Every entry below should be repeated exactly; the pictures should not.

Start LISTED RECORDS

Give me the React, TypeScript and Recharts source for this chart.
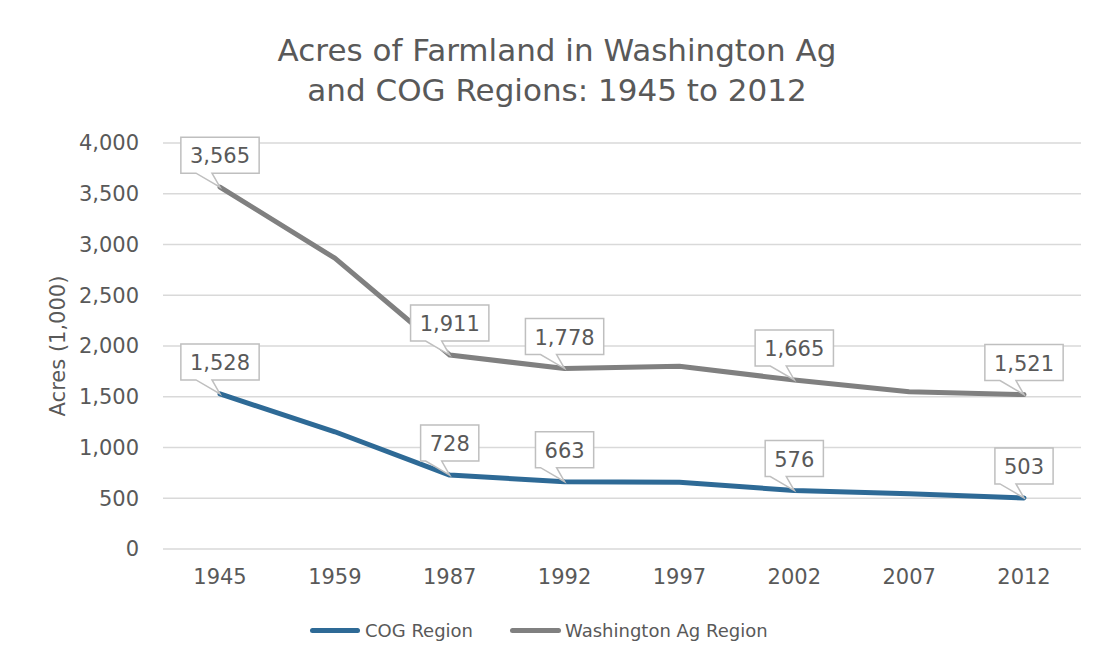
import { LineChart, Line, XAxis, YAxis, CartesianGrid, LabelList } from 'recharts'

const years = ['1945', '1959', '1987', '1992', '1997', '2002', '2007', '2012']
const cogRegion = [1528, 1155, 728, 663, 658, 576, 545, 503]
const washingtonAg = [3565, 2865, 1911, 1778, 1800, 1665, 1550, 1521]
const calloutYears = ['1945', '1987', '1992', '2002', '2012']
const yTicks = [0, 500, 1000, 1500, 2000, 2500, 3000, 3500, 4000]

const data = years.map((year, i) => ({
  year,
  cog: cogRegion[i],
  wa: washingtonAg[i],
}))

const FONT = '"DejaVu Sans", sans-serif'
const TEXT = '#595959'
const BLUE = '#2e6a96'
const GRAY = '#808080'

const fmt = (v: number) => v.toLocaleString('en-US')

// callout box above the point, with a little pointer down to it
function Callout(props: any) {
  const { x, y, value, index } = props
  if (!calloutYears.includes(years[index])) return null
  const text = fmt(value)
  const digits = text.replace(/,/g, '').length
  const commas = text.length - digits
  const w = digits * 13.4 + commas * 6.7 + 18
  const h = 36
  const bottom = y - 14
  const top = bottom - h
  const d = `M${x - w / 2},${top} H${x + w / 2} V${bottom} H${x - 8} L${x},${y} L${x - 24},${bottom} H${x - w / 2} Z`
  return (
    <g>
      <path d={d} fill="#fff" stroke="#bfbfbf" strokeWidth={1.5} />
      <text x={x} y={top + h / 2 + 8} textAnchor="middle" fontSize={21} fill={TEXT} fontFamily={FONT}>
        {text}
      </text>
    </g>
  )
}

export default function App() {
  return (
    <div style={{ position: 'relative', width: 1098, height: 663, margin: -8, overflow: 'hidden', background: '#fff' }}>
      <div
        style={{
          position: 'absolute',
          left: 6,
          top: 3,
          width: 1300,
          height: 900,
          border: '2px solid #d9d9d9',
          borderRadius: 4,
        }}
      />
      <div
        style={{
          position: 'absolute',
          left: 0,
          width: 1114,
          top: 30,
          textAlign: 'center',
          fontFamily: FONT,
          fontSize: 31,
          lineHeight: '40px',
          color: TEXT,
        }}
      >
        Acres of Farmland in Washington Ag
        <br />
        and COG Regions: 1945 to 2012
      </div>
      <div style={{ position: 'absolute', left: 0, top: 0 }}>
        <LineChart width={1098} height={663} data={data} margin={{ top: 143, right: 17, bottom: 84, left: 83 }}>
          <CartesianGrid vertical={false} stroke="#d9d9d9" strokeWidth={1.5} />
          <XAxis
            dataKey="year"
            axisLine={false}
            tickLine={false}
            padding={{ left: 57, right: 57 }}
            tick={{ fill: TEXT, fontSize: 21, fontFamily: FONT }}
            tickMargin={14}
            height={30}
          />
          <YAxis
            domain={[0, 4000]}
            ticks={yTicks}
            tickFormatter={fmt}
            axisLine={false}
            tickLine={false}
            width={80}
            tickMargin={18}
            tick={{ fill: TEXT, fontSize: 21, fontFamily: FONT }}
            label={{
              value: 'Acres (1,000)',
              angle: -90,
              position: 'insideLeft',
              offset: -25,
              style: { textAnchor: 'middle', fill: TEXT, fontSize: 21, fontFamily: FONT },
            }}
          />
          <Line
            dataKey="wa"
            name="Washington Ag Region"
            stroke={GRAY}
            strokeWidth={5}
            strokeLinecap="round"
            strokeLinejoin="round"
            dot={false}
            isAnimationActive={false}
          >
            <LabelList dataKey="wa" content={Callout} />
          </Line>
          <Line
            dataKey="cog"
            name="COG Region"
            stroke={BLUE}
            strokeWidth={5}
            strokeLinecap="round"
            strokeLinejoin="round"
            dot={false}
            isAnimationActive={false}
          >
            <LabelList dataKey="cog" content={Callout} />
          </Line>
        </LineChart>
      </div>
      <div
        style={{
          position: 'absolute',
          top: 620,
          left: 310,
          display: 'flex',
          alignItems: 'center',
          fontFamily: FONT,
          fontSize: 18,
          color: TEXT,
        }}
      >
        <span style={{ width: 50, height: 5, borderRadius: 3, background: BLUE, marginRight: 5 }} />
        <span style={{ marginRight: 37 }}>COG Region</span>
        <span style={{ width: 51, height: 5, borderRadius: 3, background: GRAY, marginRight: 4 }} />
        <span>Washington Ag Region</span>
      </div>
    </div>
  )
}
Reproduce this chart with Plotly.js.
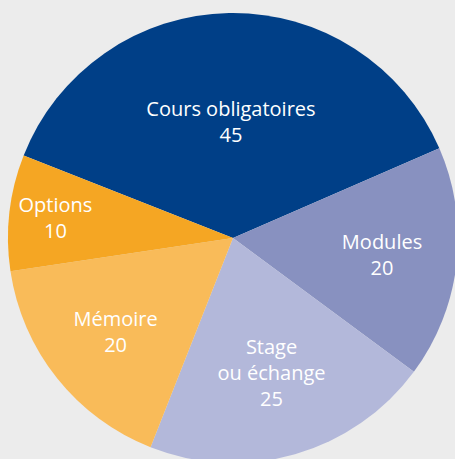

End LISTED RECORDS

- **REPLY**
Give me the React, TypeScript and Recharts source for this chart.
import { LineChart, Line, XAxis, YAxis, CartesianGrid, LabelList } from 'recharts'

const years = ['1945', '1959', '1987', '1992', '1997', '2002', '2007', '2012']
const cogRegion = [1528, 1155, 728, 663, 658, 576, 545, 503]
const washingtonAg = [3565, 2865, 1911, 1778, 1800, 1665, 1550, 1521]
const calloutYears = ['1945', '1987', '1992', '2002', '2012']
const yTicks = [0, 500, 1000, 1500, 2000, 2500, 3000, 3500, 4000]

const data = years.map((year, i) => ({
  year,
  cog: cogRegion[i],
  wa: washingtonAg[i],
}))

const FONT = '"DejaVu Sans", sans-serif'
const TEXT = '#595959'
const BLUE = '#2e6a96'
const GRAY = '#808080'

const fmt = (v: number) => v.toLocaleString('en-US')

// callout box above the point, with a little pointer down to it
function Callout(props: any) {
  const { x, y, value, index } = props
  if (!calloutYears.includes(years[index])) return null
  const text = fmt(value)
  const digits = text.replace(/,/g, '').length
  const commas = text.length - digits
  const w = digits * 13.4 + commas * 6.7 + 18
  const h = 36
  const bottom = y - 14
  const top = bottom - h
  const d = `M${x - w / 2},${top} H${x + w / 2} V${bottom} H${x - 8} L${x},${y} L${x - 24},${bottom} H${x - w / 2} Z`
  return (
    <g>
      <path d={d} fill="#fff" stroke="#bfbfbf" strokeWidth={1.5} />
      <text x={x} y={top + h / 2 + 8} textAnchor="middle" fontSize={21} fill={TEXT} fontFamily={FONT}>
        {text}
      </text>
    </g>
  )
}

export default function App() {
  return (
    <div style={{ position: 'relative', width: 1098, height: 663, margin: -8, overflow: 'hidden', background: '#fff' }}>
      <div
        style={{
          position: 'absolute',
          left: 6,
          top: 3,
          width: 1300,
          height: 900,
          border: '2px solid #d9d9d9',
          borderRadius: 4,
        }}
      />
      <div
        style={{
          position: 'absolute',
          left: 0,
          width: 1114,
          top: 30,
          textAlign: 'center',
          fontFamily: FONT,
          fontSize: 31,
          lineHeight: '40px',
          color: TEXT,
        }}
      >
        Acres of Farmland in Washington Ag
        <br />
        and COG Regions: 1945 to 2012
      </div>
      <div style={{ position: 'absolute', left: 0, top: 0 }}>
        <LineChart width={1098} height={663} data={data} margin={{ top: 143, right: 17, bottom: 84, left: 83 }}>
          <CartesianGrid vertical={false} stroke="#d9d9d9" strokeWidth={1.5} />
          <XAxis
            dataKey="year"
            axisLine={false}
            tickLine={false}
            padding={{ left: 57, right: 57 }}
            tick={{ fill: TEXT, fontSize: 21, fontFamily: FONT }}
            tickMargin={14}
            height={30}
          />
          <YAxis
            domain={[0, 4000]}
            ticks={yTicks}
            tickFormatter={fmt}
            axisLine={false}
            tickLine={false}
            width={80}
            tickMargin={18}
            tick={{ fill: TEXT, fontSize: 21, fontFamily: FONT }}
            label={{
              value: 'Acres (1,000)',
              angle: -90,
              position: 'insideLeft',
              offset: -25,
              style: { textAnchor: 'middle', fill: TEXT, fontSize: 21, fontFamily: FONT },
            }}
          />
          <Line
            dataKey="wa"
            name="Washington Ag Region"
            stroke={GRAY}
            strokeWidth={5}
            strokeLinecap="round"
            strokeLinejoin="round"
            dot={false}
            isAnimationActive={false}
          >
            <LabelList dataKey="wa" content={Callout} />
          </Line>
          <Line
            dataKey="cog"
            name="COG Region"
            stroke={BLUE}
            strokeWidth={5}
            strokeLinecap="round"
            strokeLinejoin="round"
            dot={false}
            isAnimationActive={false}
          >
            <LabelList dataKey="cog" content={Callout} />
          </Line>
        </LineChart>
      </div>
      <div
        style={{
          position: 'absolute',
          top: 620,
          left: 310,
          display: 'flex',
          alignItems: 'center',
          fontFamily: FONT,
          fontSize: 18,
          color: TEXT,
        }}
      >
        <span style={{ width: 50, height: 5, borderRadius: 3, background: BLUE, marginRight: 5 }} />
        <span style={{ marginRight: 37 }}>COG Region</span>
        <span style={{ width: 51, height: 5, borderRadius: 3, background: GRAY, marginRight: 4 }} />
        <span>Washington Ag Region</span>
      </div>
    </div>
  )
}
Reproduce this chart with Plotly.js.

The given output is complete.